The key to extracting the greatest possible value from your existing campaign materials is to position your content across multiple touchpoints using several different formats, each of which emphasises shareability. There needs to be a focus on how people interact both with the content itself and with each other. Some people love videos, others won’t ever click on one. Some people will always prefer the succinctly written word, while others need five paragraphs of reassuring spiel before they commit. But whenever a connection is made between content and consumer, the more shareable that content is, the wider it is likely to travel as it gets forwarded throughout people’s networks. In this way, you can give your existing content a very long afterlife indeed.

Is there a danger, then, of creating novelty for novelty’s sake?

Absolutely.

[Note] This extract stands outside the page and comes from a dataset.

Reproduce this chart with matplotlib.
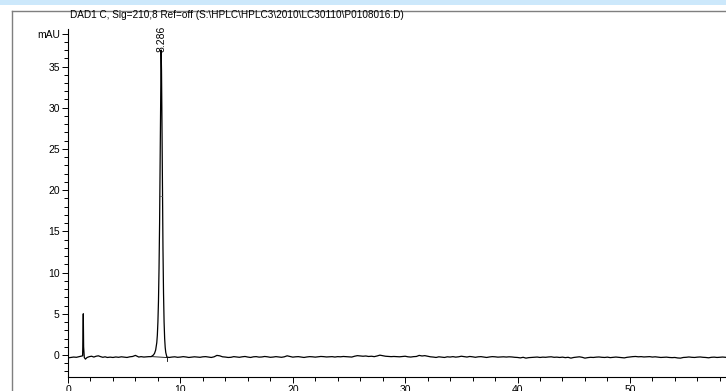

One of the problems that marketing teams often find themselves confronted with is that they grow bored of their own campaigns long before their audience has. But it is crucial to remember that you are not the target audience and your own diminished emotional reaction doesn’t matter. What really matters is what is being reflected back to you by the intended recipients of your content.

It is therefore important that you stay the course and repeat your key messages for as long as it takes for you to see solid evidence that these have become embedded in the minds of your audience. Only then can you afford to tone your messaging down.

However, it is crucial that these key messages are all about the client, and not about you: the benefits to the client, the pain points they have, the actions they need to take, and so on. Talking about your firm is tantamount to creating noise that drowns out the all-important signal.

As a corollary to the above, you mustn’t be afraid to kill off a campaign if you realise it isn’t achieving its desired outcome and is unlikely to do so if continued. However, this should be a last resort, and can hopefully be avoided by proper scoping at the beginning of the project and by setting up checkpoints throughout the campaign itself to establish whether you have drifted off course and, if so, adjust the coordinates accordingly.